When i got Peel leaned over in a corner with my elbow stirring up THE Gravel I use that long flexy camshaft to fire big bang wheel spin go lift front wheel so not using any front tire for steering leaving all corner cripples in my skinny cam wake.
 
Thanks for those comments Ken.

Somewhere in my future is a project to produce a short stroke 500 Norton engine for modified racing in NZ. After running a developed standard Dommie motor in NZ Clubmans class I want try a new class.

A friend has been running roller followers in his Velo for several years now and is very keen for me to put them in the new motor.

But Im not so keen for several reasons

- Im not sure I need it. Im aware of 500 Dommies that run up to 8500 rpm without valve control issues. In fact I have video of my bike reving off the line at over 8000 rpm without valve bounce and it has a almost standard valve train and a PW3 cam. Higher than normal spring pressure but no measurable wear on cam or followers in more than 6 years of racing. Only problem has been pocketing of valve stem ends which means valve replacement about every three years. Could use lash caps but that breaks my simplicity rule - see the next point.

- Its way more complex than the standard or BSA style solutions. One thing I have learnt is that putting more complex components inside a race bike gives more things to fail. For example I do not use a vernier on the camshaft. I use them to tune the bike on the dyno but then go through my collection of cam sprockets to find one that matches the optimal cam timing.

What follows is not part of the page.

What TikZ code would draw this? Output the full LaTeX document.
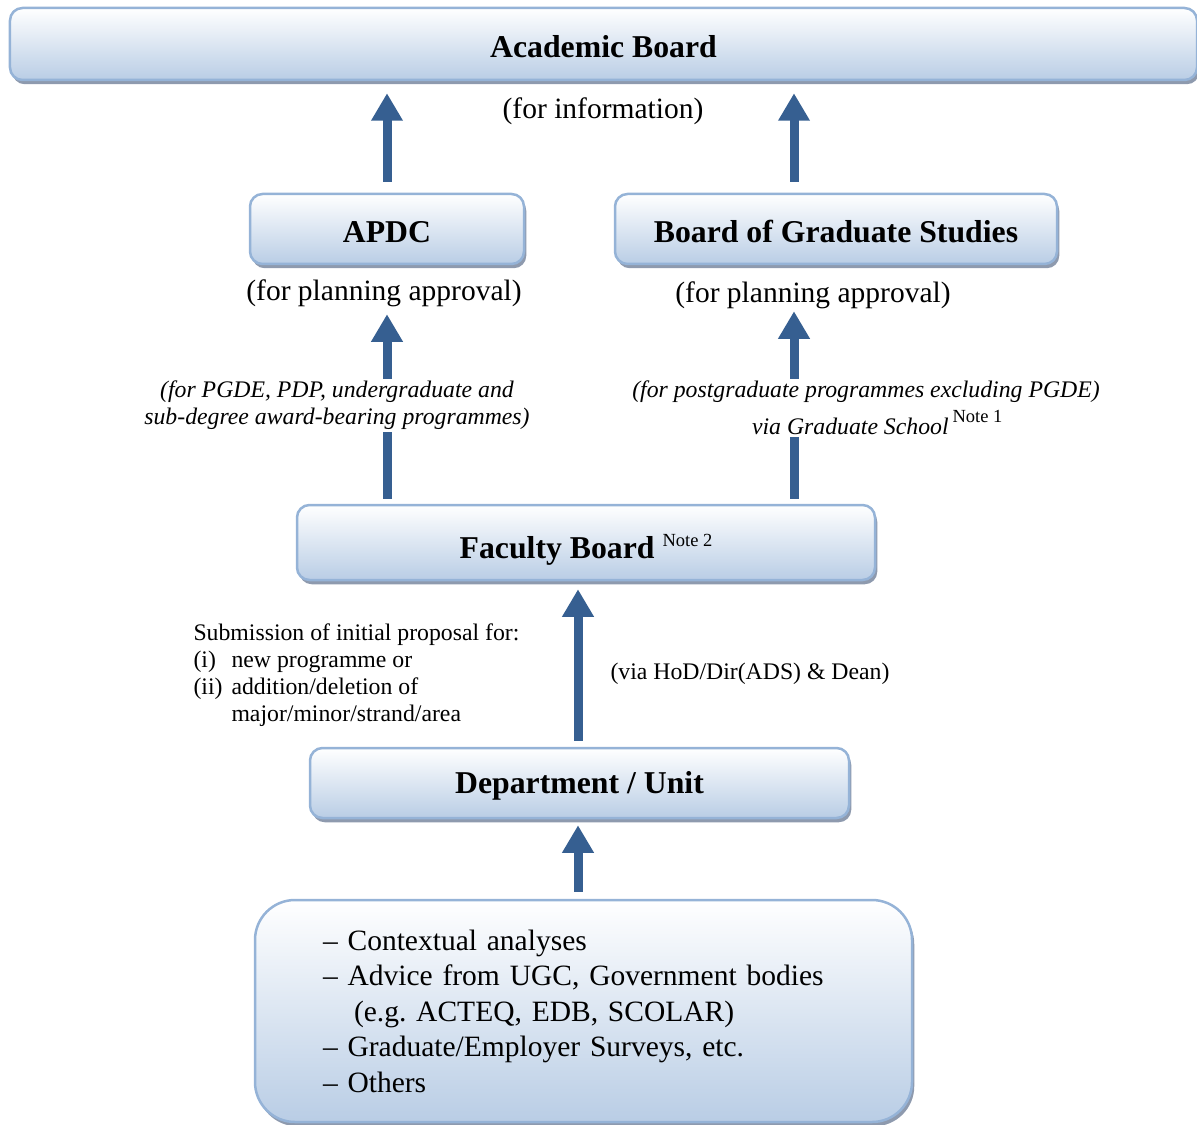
\documentclass[tikz,border=0pt]{standalone}
\usepackage{fontspec}
\setmainfont{Liberation Serif}
\usetikzlibrary{arrows.meta,positioning,shadows}
\definecolor{pdArrow}{HTML}{365F91}
\definecolor{pdEdge}{HTML}{95B3D7}
\definecolor{pdFill}{HTML}{B9CDE5}
\definecolor{pdShade}{HTML}{8E9AAE}
\newcommand{\pdnote}[2][4.8pt]{\raisebox{#1}{\fontsize{7.4}{8}\selectfont\normalfont\upshape #2}}
\tikzset{
  board/.style    ={draw=pdEdge,line width=1pt,rounded corners=5pt,
                    top color=white,bottom color=pdFill,
                    drop shadow={shadow xshift=0.9pt,shadow yshift=-1.7pt,
                                 fill=pdShade,opacity=1},
                    inner sep=0pt,text height=11pt,text depth=0pt,
                    font=\fontsize{12.7}{15}\selectfont\bfseries},
  srcbox/.style   ={board,rounded corners=16pt,text height=,text depth=,
                    font=\fontsize{11.8}{14.2}\selectfont,align=left},
  uparrow/.style  ={-{Triangle[width=12pt,length=11pt]},pdArrow,line width=3.6pt},
  lbl/.style      ={font=\fontsize{11.8}{14}\selectfont,inner sep=0pt},
  slbl/.style     ={font=\fontsize{9.5}{10.8}\selectfont,inner sep=0pt,align=left},
  ilbl/.style     ={font=\fontsize{9.5}{10.8}\selectfont\itshape,inner sep=1pt,
                    align=center,fill=white},
}

\begin{document}
\begin{tikzpicture}[x=0.4pt,y=-0.4pt]
\useasboundingbox (0,0) rectangle (1197,1124);
\coordinate (colL) at (387,0);
\coordinate (colM) at (578,0);
\coordinate (colR) at (794,0);

%% committees
\node[board,minimum width=474.8pt,minimum height=28.8pt] (acad) at (603.5,44) {Academic Board};
\node[lbl] (acadnote) at (603,111) {(for information)};
\node[board,minimum width=109.6pt,minimum height=28pt] (apdc) at (387,229) {APDC};
\node[lbl] (apdcnote) at (384,293) {(for planning approval)};
\node[board,minimum width=176.8pt,minimum height=28pt] (bgs) at (836,229) {Board of Graduate Studies};
\node[lbl] (bgsnote) at (813,295) {(for planning approval)};
\node[board,minimum width=231.2pt,minimum height=30pt,text height=13pt] (fac) at (586,542.5)
  {Faculty Board \pdnote{Note 2}};
\node[board,minimum width=215.6pt,minimum height=28pt,text height=8pt] (dept) at (579.5,783)
  {Department / Unit};
\node[srcbox,text width=208.4pt,inner xsep=27.2pt,minimum height=88.8pt] (src) at (583.5,1011)
  {– Contextual analyses\\
   – Advice from UGC, Government bodies\\
   \hspace*{12.4pt}(e.g.\ ACTEQ, EDB, SCOLAR)\\
   – Graduate/Employer Surveys, etc.\\
   – Others};

%% flows
\draw[uparrow,shorten <=4.4pt,shorten >=4.8pt] (colL |- apdc.north) -- (colL |- acad.south);
\draw[uparrow,shorten <=4.4pt,shorten >=4.8pt] (colR |- bgs.north) -- (colR |- acad.south);
\draw[uparrow,shorten <=2pt,shorten >=19.6pt] (colL |- fac.north) -- (colL |- apdc.south);
\draw[uparrow,shorten <=2pt,shorten >=18.4pt] (colR |- fac.north) -- (colR |- bgs.south);
\draw[uparrow,shorten <=2.4pt,shorten >=3.2pt] (colM |- dept.north) -- (colM |- fac.south);
\draw[uparrow,shorten <=2.8pt,shorten >=2.4pt] (colM |- src.north) -- (colM |- dept.south);

%% labels on the flows
\node[ilbl] (apdcvia) at (337,405.5)
  {(for PGDE, PDP, undergraduate and\\sub-degree award-bearing programmes)};
\node[ilbl] (bgsvia) at (866,408)
  {(for postgraduate programmes excluding PGDE)\\[2pt]
   \hspace*{9pt}via Graduate School\,\pdnote{Note 1}};
\node[slbl,anchor=west] (submit) at (193,675)
  {Submission of initial proposal for:\\
   \makebox[15.2pt][l]{(i)}new programme or\\
   \makebox[15.2pt][l]{(ii)}addition/deletion of\\
   \hspace*{15.2pt}major/minor/strand/area};
\node[slbl,anchor=west] (via) at (610,674) {(via HoD/Dir(ADS) \& Dean)};
\end{tikzpicture}
\end{document}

- Roller bearings that will fit in are not very robust. My friend checks the Velo ones after every meeting and often finds they need replacing.

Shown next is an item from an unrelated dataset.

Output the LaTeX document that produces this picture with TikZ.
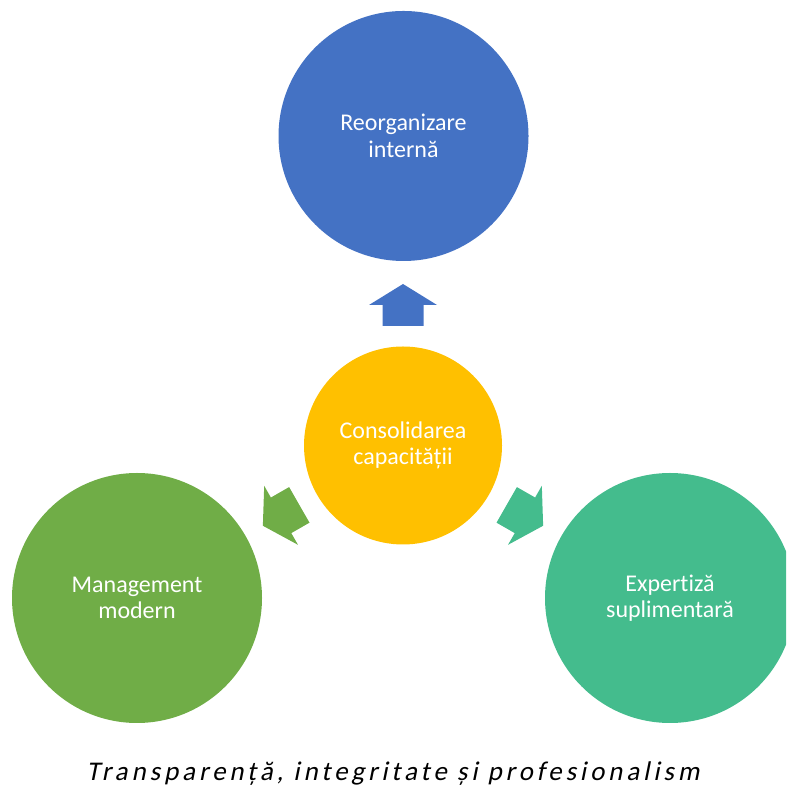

- It will not be cheap and I could use the $ elsewhere to more effect I think.

I hadnt thought of the cam flex issue.

John
 
I don't use a vernier on the camshaft sprocket either. I simply broached two more keyways at random.
 
Holmeslice » Mon Sep 17, 2012 10:23 am
When i got Peel leaned over in a corner with my elbow stirring up THE Gravel I use that long flexy camshaft to fire big bang wheel spin go lift front wheel so not using any front tire for steering leaving all corner cripples in my skinny cam wake.

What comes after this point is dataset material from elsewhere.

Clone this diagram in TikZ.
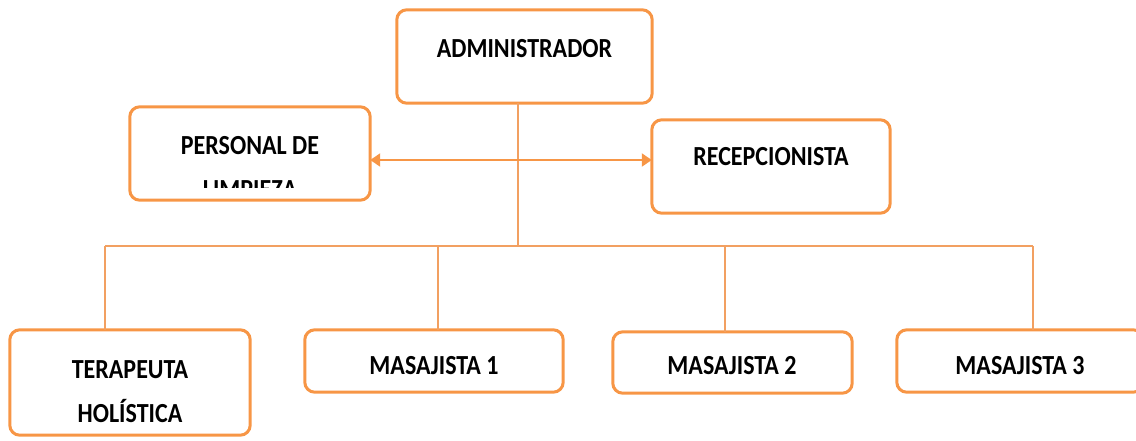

Oh NO! Kenny you can't lean that far on THE Gravel w/o taking off more than ends of elbow and knee nor get traction enough to lift front off surface but by golly I'll take all the ribbing in the world as long as i can keep the ingenious isolastic power unit and 360's power hits to get that dang dangerous front unloaded out of any traction to matter when kicking up stones for fun. Most fun is to get spun loose before the turn leaving dark tire trace marks separated somewhat all the way around. Guess what it will look like when Peel reaches tarmac again? I see yoose racers sticking stuff way out in the breeze, jeeze Louise on Peel I'm frantically pulling body parts in on surprise contact for more clearance for gosh sakes. Don't know if her dolly training wheels should go on bar ends or cage ends yet : ) Get over on peg pogo-ing state then nail it WOT, that's when Peel gets funnest on pavement. If ya want a sense of Fast Graveling, just let half the air out of tires and remove brakes then spin rear right up accelerating into that hook back at Barbers... one after another. That's what Norris D drag cam is for in Peel, trip down power out of there! Bring on them camshaftless hot peaky 2 smokes there's a 4 stroke clunker eager to tango. Try that lazy flattracker wide cross up antics and see where that leads ya.